A Clear Midnight, Walt Whitman (1881)
Clyfford Still had the essential tendency of the great American artists towards the wordless, to what the literary critic Harold Bloom calls ‘un-naming’. Still was aware of the false light that words can cast and the responsibility on the artist not to undermine art’s natural subjectivity with the assimilation society seeks.
His paintings are huge in scale, their colour sombre and ecstatic. They are radiant with their core principles. They tend to singularities – described by Still as the ‘vertical necessity of life’ – that stand up in a confronting tall or wide surface plane spread with colour, co-existent with thresholds and borders.
“Life is a pure flame, and we live by an invisible Sun within us,” wrote the physician and essayist Sir Thomas Browne in 1658; these lapidary, timeless words are entirely appropriate for Still’s heroic ambition. His work constitutes an extreme of romanticism, possessing a nobility of purpose, dismissive of irony, quotation and the whole apparatus of art appreciation. It is today an attitude as rare and as mistrusted, yet as vital, as it was in the middle years of the 20th century.
Still cherished the central truth of painting as a bodily act and experience rather than an idea. Between the viewer and the embodied enigma that is painting stands no interpretation, nothing to diminish or ingratiate. His paintings’ very silence lets their flame-like colour appear in and for itself, and as the product of the human imagination can no more be explained away than we can ourselves (PH–4, 1952, pictured). Difficulty alone does not deserve our interest, but difficulty achieved through conviction may satisfy the deepest and most inward categories of our questioning.

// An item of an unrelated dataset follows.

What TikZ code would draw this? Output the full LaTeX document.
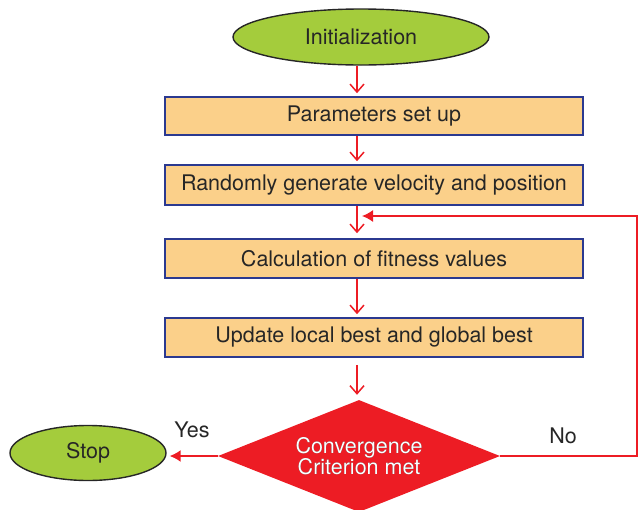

There is a reason these paintings are big, occasionally overpowering. They are to be felt, walked in front of, glimpsed, stared at, dwelt with. See how much the light and colour changes as we move, near, far; the rectangle of the painting is rarely orthogonal. Which is the true light in which the painting is to be seen? Which is the true colour? There is no such thing. A painting is not a screen upon which phantom presence is portrayed. It is an object steeped in thought made by a solitary hand. What inner light it has is mind made.